The math is complicated. Before I try to follow it, does anybody know whether this is worth doing? Is the author J.H.Field known as a crank who consistently gets things all wrong? Is it known that this particular work is wrong?

asked Oct 25, 2017 in Theoretical Physics by jethomas5 (10 points) [ revision history ]
edited Oct 25, 2017 by dimension10

I wouldn't trust the author. In https://arxiv.org/pdf/0706.1661, he claims that QED predicts acausal (instantaneous) effects verified by experiment, mistaking virtual particles language for processes happening in time.

I haven't noticed any discrepancies in the solutions given in different textbooks. Originally the LW potentials are just solutions of the wave equations with a given source, so it is right. Relativity adds up another way of communicating between different points of space and establishing their true positions in a given reference frame, but in a given RF the space and time are then considered "absolute" even in relativistic case. Relativity changes the formulas of calculations of LW potentials in a moving reference frame if they are known in a resting RF.

He claims that Lienard's solution and Feynman's solution are equivalent.

But that Jefimenko's solution is not equivalent and that derivations of it have mathematical mistakes which he claims to have sorted out.

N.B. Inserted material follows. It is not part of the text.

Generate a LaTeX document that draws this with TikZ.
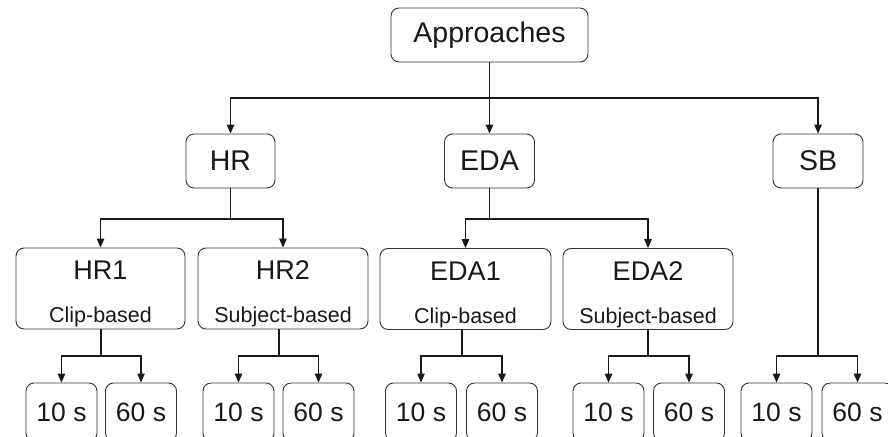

His own solution with different assumptions is not the same as either of the others. That is not standard physics, and it could be correct if his starting assumptions are correct and if he did his math correctly. I'm not clear how different his results are or whether the difference is testable experimentally today, or whether it has been tested.

His claims about the other versions could be correct independent of his own nonstandard version.